Ingrid Thulin as Sophie von Essenbeck, the very well-dressed very bad mommy
Let me put this in context so you can understand why my mother and I were so impressed by The Damned's costuming.  The wardrobes in American period films made in the 50s and 60s were never authentic; actresses playing flappers appeared in bullet bras and lacquered bubble dos (see Doris Day in Love Me or Leave Me) and depression-era women appeared in full-skirted shirt-dresses and pale pink lipstick (see Dorothy Malone in The Tarnished Angels, one of the most ridiculous films ever made)Authenticity was ignored even in WWII period movies, although all the Moms and Dads had lived through the War and all the kids could turn on the TV and watch Casablanca.  (See Ingrid Thulin and, heaven help us, Yvette Mimieux, in The 4 Horsemen of the Apocalypse.  Ingrid Thulin went on to play the very bad Mommy in The Damned, where the hats alone made up for previous sins against fashion.)   As a Clothesaholic and a fan of 30s and 40s movies from kindergarten, I saw those crimes of anachronistic fashion and hated them.

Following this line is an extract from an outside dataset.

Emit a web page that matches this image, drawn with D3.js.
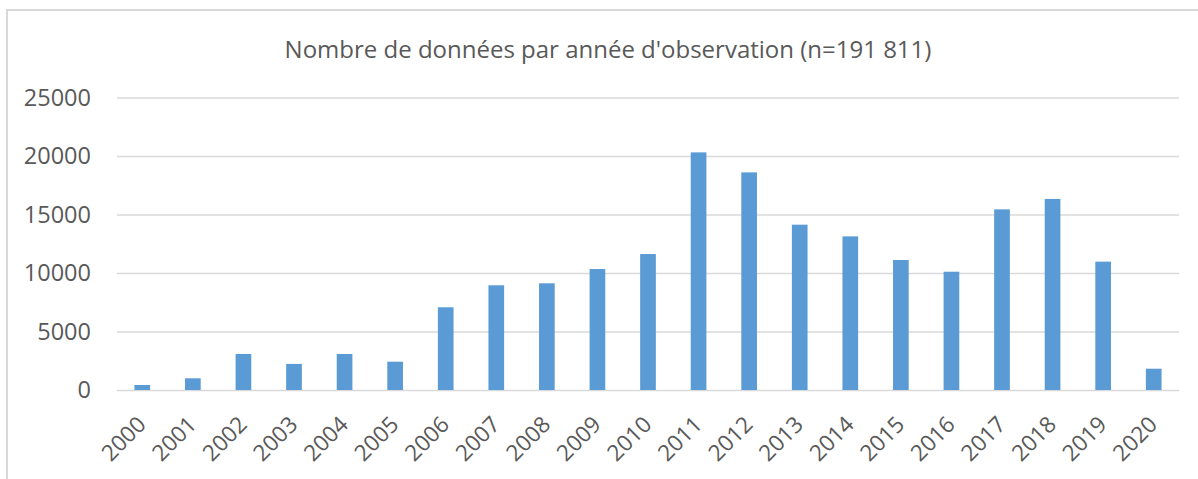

Bad mommy in a fabulous hat.
Then came The Damned, which is flawed in many ways.  For example, Warner Brothers wanted an English language film.  The original script, written by Visconti and two others, was probably in Italian.  Charlotte Rampling said that each member of the multinational cast delivered the dialogue in his or her own language, and the whole film was later dubbed into English.  The final results sounds like a translation by Babelfish: "I have already pre-announced a similar occurrence to Frederick."  WHAT

But boy howdy, that damned movie is great to look at:


And you think your family dinners are tense?
 According to a critic

Visconti's insistence on authenticity of decor and costume has given rise to anecdotes of how he sent for white German sausages from Munich to be hung in the butcher's window in place of the pink Austrian variety, or how he insisted on replacing the carpeted floor of the dining-room set with the more authentic oak blocks which took five days to lay. Some of the clothes in the film are said to be originals of the period, others are seam for seam reproductions.

oxfordjournals.org


SEAM FOR SEAM REPRODUCTIONS!  YES! 
Visconti gets credit for the look of the film, the much honored Piero Tosi was the actual costume designer.

The director's attention to detail wasn't so great in other areas.  The movie opens on the birthday of Baron von Essenbeck, the patriarch of an industrial dynasty, but the celebrations are thrown into chaos and conflict by news of the Reichstag fire.  Only the film gives the wrong date for the fire, and even in the days before Google, that was probably an easy fact to check.  Militaria nerds report that although the film takes place 1934, some of the characters are wearing SS uniforms that weren't used until 1938.  That's probably because the only question that was asked about the uniforms was "does his ass look good in that?"  By the way, there's a reason those black uniforms are so sharp; the real ones were made by Hugo Boss.

Helmut Berger as very bad son Martin von Essenbeck.  He was also Visconti's lover, which probably explains the way his cheekbones were lit.

Helmut Griem as the very bad guy Aschenbach.
Very good looking black-clad bad guys in movies send a mixed message, one of those  being the directions to the nearest B&D fetish bar.  Been dere, done dat, and moving right along: The Damned is credited with creating "Nazi chic," inspiring movies like The Night Porter, staring Dirk Bogarde and Charlotte Rampling, both previously in The Damned, and Salon Kitty, staring Ingrid Thulin and Helmut Berger, both previously in The Damned.  I don't think that many people have actually seen The Night Porter, but practically everyone has seen this NSFW image 1970s Naziplotation movies followed the arthouse Nazi Chic movies, and all that fascist fashion fetish is still alive and kicking in things like Lady Gaga's Alejandro video. 

But forget all that morally ambiguous stuff: LOOK AT THAT FINGER WAVE.